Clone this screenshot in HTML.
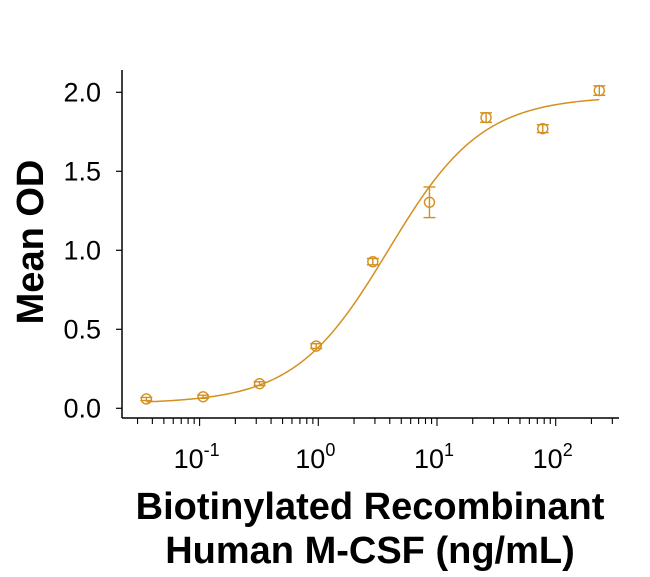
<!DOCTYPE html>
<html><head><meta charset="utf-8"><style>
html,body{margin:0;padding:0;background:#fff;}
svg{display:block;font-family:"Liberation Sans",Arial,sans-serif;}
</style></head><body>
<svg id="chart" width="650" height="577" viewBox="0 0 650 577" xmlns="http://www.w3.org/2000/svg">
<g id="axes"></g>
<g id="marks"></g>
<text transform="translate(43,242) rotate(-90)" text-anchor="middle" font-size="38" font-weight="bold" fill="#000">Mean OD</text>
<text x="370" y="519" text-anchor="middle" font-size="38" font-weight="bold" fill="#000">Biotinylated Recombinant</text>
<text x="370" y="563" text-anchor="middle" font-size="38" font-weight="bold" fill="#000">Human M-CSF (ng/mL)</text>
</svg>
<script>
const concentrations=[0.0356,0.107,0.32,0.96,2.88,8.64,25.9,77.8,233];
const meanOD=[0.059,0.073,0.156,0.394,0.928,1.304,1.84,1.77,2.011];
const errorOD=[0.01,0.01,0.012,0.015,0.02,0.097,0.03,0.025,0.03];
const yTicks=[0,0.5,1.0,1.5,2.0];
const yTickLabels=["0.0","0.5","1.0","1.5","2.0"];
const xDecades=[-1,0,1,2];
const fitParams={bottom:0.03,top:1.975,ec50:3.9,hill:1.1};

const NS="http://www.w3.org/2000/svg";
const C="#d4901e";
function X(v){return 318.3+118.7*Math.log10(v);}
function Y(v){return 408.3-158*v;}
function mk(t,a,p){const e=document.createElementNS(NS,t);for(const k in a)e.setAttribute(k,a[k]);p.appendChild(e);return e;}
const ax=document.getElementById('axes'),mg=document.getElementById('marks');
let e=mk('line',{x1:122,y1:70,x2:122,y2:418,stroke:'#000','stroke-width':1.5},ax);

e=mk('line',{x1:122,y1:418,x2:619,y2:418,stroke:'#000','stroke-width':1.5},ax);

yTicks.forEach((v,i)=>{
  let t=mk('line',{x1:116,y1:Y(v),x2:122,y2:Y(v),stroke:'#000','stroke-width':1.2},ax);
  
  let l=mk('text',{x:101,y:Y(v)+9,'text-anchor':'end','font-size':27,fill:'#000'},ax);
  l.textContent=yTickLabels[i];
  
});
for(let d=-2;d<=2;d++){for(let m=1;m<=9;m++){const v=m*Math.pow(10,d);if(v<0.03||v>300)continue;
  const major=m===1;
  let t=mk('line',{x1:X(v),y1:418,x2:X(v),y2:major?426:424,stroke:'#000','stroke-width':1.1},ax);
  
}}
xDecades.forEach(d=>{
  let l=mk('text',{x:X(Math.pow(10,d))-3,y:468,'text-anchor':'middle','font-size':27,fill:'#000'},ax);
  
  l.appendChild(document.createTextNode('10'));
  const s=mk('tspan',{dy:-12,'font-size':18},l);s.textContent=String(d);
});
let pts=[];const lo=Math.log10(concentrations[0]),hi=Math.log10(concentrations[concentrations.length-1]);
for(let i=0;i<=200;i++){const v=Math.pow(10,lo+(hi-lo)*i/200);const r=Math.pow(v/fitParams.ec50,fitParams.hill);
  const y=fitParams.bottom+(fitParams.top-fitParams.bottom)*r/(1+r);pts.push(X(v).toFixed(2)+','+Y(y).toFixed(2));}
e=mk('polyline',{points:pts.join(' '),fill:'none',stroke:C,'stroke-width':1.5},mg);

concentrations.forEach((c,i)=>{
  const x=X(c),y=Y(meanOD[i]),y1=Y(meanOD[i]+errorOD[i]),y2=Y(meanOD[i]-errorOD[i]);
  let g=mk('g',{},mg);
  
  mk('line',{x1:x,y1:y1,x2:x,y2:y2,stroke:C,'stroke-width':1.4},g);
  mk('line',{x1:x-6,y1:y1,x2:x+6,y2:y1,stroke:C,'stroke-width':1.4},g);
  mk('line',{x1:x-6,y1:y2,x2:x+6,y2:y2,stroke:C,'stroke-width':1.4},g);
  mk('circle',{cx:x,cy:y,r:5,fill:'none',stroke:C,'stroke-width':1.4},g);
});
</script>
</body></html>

..........

**Objective**
Transcribe each line above verbatim, with the pictures left out.

**Exercise answer**
Clone this screenshot in HTML.
<!DOCTYPE html>
<html><head><meta charset="utf-8"><style>
html,body{margin:0;padding:0;background:#fff;}
svg{display:block;font-family:"Liberation Sans",Arial,sans-serif;}
</style></head><body>
<svg id="chart" width="650" height="577" viewBox="0 0 650 577" xmlns="http://www.w3.org/2000/svg">
<g id="axes"></g>
<g id="marks"></g>
<text transform="translate(43,242) rotate(-90)" text-anchor="middle" font-size="38" font-weight="bold" fill="#000">Mean OD</text>
<text x="370" y="519" text-anchor="middle" font-size="38" font-weight="bold" fill="#000">Biotinylated Recombinant</text>
<text x="370" y="563" text-anchor="middle" font-size="38" font-weight="bold" fill="#000">Human M-CSF (ng/mL)</text>
</svg>
<script>
const concentrations=[0.0356,0.107,0.32,0.96,2.88,8.64,25.9,77.8,233];
const meanOD=[0.059,0.073,0.156,0.394,0.928,1.304,1.84,1.77,2.011];
const errorOD=[0.01,0.01,0.012,0.015,0.02,0.097,0.03,0.025,0.03];
const yTicks=[0,0.5,1.0,1.5,2.0];
const yTickLabels=["0.0","0.5","1.0","1.5","2.0"];
const xDecades=[-1,0,1,2];
const fitParams={bottom:0.03,top:1.975,ec50:3.9,hill:1.1};

const NS="http://www.w3.org/2000/svg";
const C="#d4901e";
function X(v){return 318.3+118.7*Math.log10(v);}
function Y(v){return 408.3-158*v;}
function mk(t,a,p){const e=document.createElementNS(NS,t);for(const k in a)e.setAttribute(k,a[k]);p.appendChild(e);return e;}
const ax=document.getElementById('axes'),mg=document.getElementById('marks');
let e=mk('line',{x1:122,y1:70,x2:122,y2:418,stroke:'#000','stroke-width':1.5},ax);

e=mk('line',{x1:122,y1:418,x2:619,y2:418,stroke:'#000','stroke-width':1.5},ax);

yTicks.forEach((v,i)=>{
  let t=mk('line',{x1:116,y1:Y(v),x2:122,y2:Y(v),stroke:'#000','stroke-width':1.2},ax);
  
  let l=mk('text',{x:101,y:Y(v)+9,'text-anchor':'end','font-size':27,fill:'#000'},ax);
  l.textContent=yTickLabels[i];
  
});
for(let d=-2;d<=2;d++){for(let m=1;m<=9;m++){const v=m*Math.pow(10,d);if(v<0.03||v>300)continue;
  const major=m===1;
  let t=mk('line',{x1:X(v),y1:418,x2:X(v),y2:major?426:424,stroke:'#000','stroke-width':1.1},ax);
  
}}
xDecades.forEach(d=>{
  let l=mk('text',{x:X(Math.pow(10,d))-3,y:468,'text-anchor':'middle','font-size':27,fill:'#000'},ax);
  
  l.appendChild(document.createTextNode('10'));
  const s=mk('tspan',{dy:-12,'font-size':18},l);s.textContent=String(d);
});
let pts=[];const lo=Math.log10(concentrations[0]),hi=Math.log10(concentrations[concentrations.length-1]);
for(let i=0;i<=200;i++){const v=Math.pow(10,lo+(hi-lo)*i/200);const r=Math.pow(v/fitParams.ec50,fitParams.hill);
  const y=fitParams.bottom+(fitParams.top-fitParams.bottom)*r/(1+r);pts.push(X(v).toFixed(2)+','+Y(y).toFixed(2));}
e=mk('polyline',{points:pts.join(' '),fill:'none',stroke:C,'stroke-width':1.5},mg);

concentrations.forEach((c,i)=>{
  const x=X(c),y=Y(meanOD[i]),y1=Y(meanOD[i]+errorOD[i]),y2=Y(meanOD[i]-errorOD[i]);
  let g=mk('g',{},mg);
  
  mk('line',{x1:x,y1:y1,x2:x,y2:y2,stroke:C,'stroke-width':1.4},g);
  mk('line',{x1:x-6,y1:y1,x2:x+6,y2:y1,stroke:C,'stroke-width':1.4},g);
  mk('line',{x1:x-6,y1:y2,x2:x+6,y2:y2,stroke:C,'stroke-width':1.4},g);
  mk('circle',{cx:x,cy:y,r:5,fill:'none',stroke:C,'stroke-width':1.4},g);
});
</script>
</body></html>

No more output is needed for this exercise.